Bercinta di siang hari (jima’) saat Ramadan sangat dilarang agama. Ada ketentuan khusus bagi para pelaku larangan ini yakni membayar atau menebus dosa yang dalam bahasa Arab disebut kafarat. Apa saja jenis kafarat tersebut?
Hadis riwayat Bukhari dan Muslim menyatakan ada tiga jenis kafarat bagi seorang suami yang batal puasa karena nekat bercinta dengan istri di siang bolong. Pertama membebaskan budak; kedua berpuasa dua bulan berturut-turut; dan ketiga memberi makan 60 orang fakir miskin.
Masalahnya adalah tiga jenis kafarat itu bukan pilihan yang bisa dipilih secara acak. Maksudnya kita tidak bisa bebas memilih satu di antara tiga penebus dosa tersebut.

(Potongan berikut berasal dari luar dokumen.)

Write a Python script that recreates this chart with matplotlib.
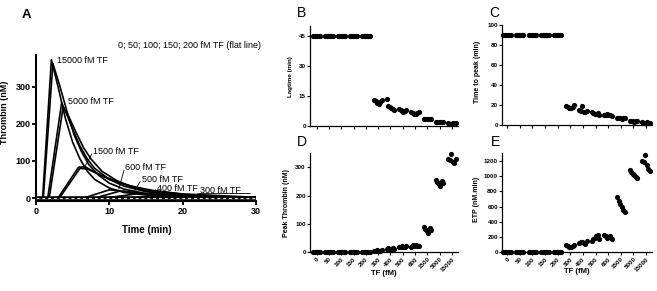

Masih menurut Bukhari dan Muslim, tiga jenis sanksi di atas harus berlaku urut. Dan, karena di zaman modern ini perbudakan sudah tidak ada lagi, itu artinya kafarat pertama yakni membebaskan budak tidak bisa kita pilih.
Itu berarti pilihan kedua (puasa 60 hari) adalah konsekuensi logis bagi pelanggar aturan ini. Pertanyaannya apakah kita atau kalian pengantin baru sudah siap untuk berpuasa 60 hari berturut-turut? Baru berjalan satu hari saja sudah batal, apalagi harus 60 hari tanpa jeda. Sepertinya hukuman penebus dosa seperti ini akan sangat berat dijalankan.
Apakah kita bisa memilih opsi ketiga?
Bukankah memberi makan 60 orang fakir miskin itu lebih mudah dilakukan? Selain praktis hukuman ini juga punya dampak sosial bagi perbaikan ekonomi warga miskin. Intinya, kita tidak perlu susah payah menjalani hukuman puasa selama dua bulan lagi.
Menurut Kiai Sahal Mahfudh, di dalam buku “Dialog Dengan Kiai Sahal Mahfudh-Solusi Problematika Umat” bagaimanapun beratnya begitulah hukum telah ditetapkan. Sang Kiai mengingatkan jika tidak ingin tertimpa beratnya hukum sebaiknya kita berhati-hati. Kita jangan sampai coba akal-akalan atau mengakali ketentuan Allah. Lebih baik kita kurangi tindakan-tindakan lahiriah ekspresi kemesraan suami-istri di siang bolong.
Solusi sekarang bagi kita dan lebih khusus pengantin baru ialah jaga jarak. Bikinlah kesibukan. Hindari segala sesuatu yang dapat menyebabkan kita jatuh ke dalam jenis pelanggaran ini.
Jadi, hati-hati dan bersabarlah kalian para pengantin baru. Maghrib masih jauh, he..he..
Oh iya, sebagai informasi tambahan, masih menurut Kiai Sahal Mahfudh, secara umum kewajiban kafarat dalam kasus ini hanya berlaku bagi pihak suami. Pihak istri sebagai objek lain yang disetubuhi (al-maf’ul biha) tidak perlu menjalani puasa 60 hari berturut-turut seperti yang harus dilakukan si suami.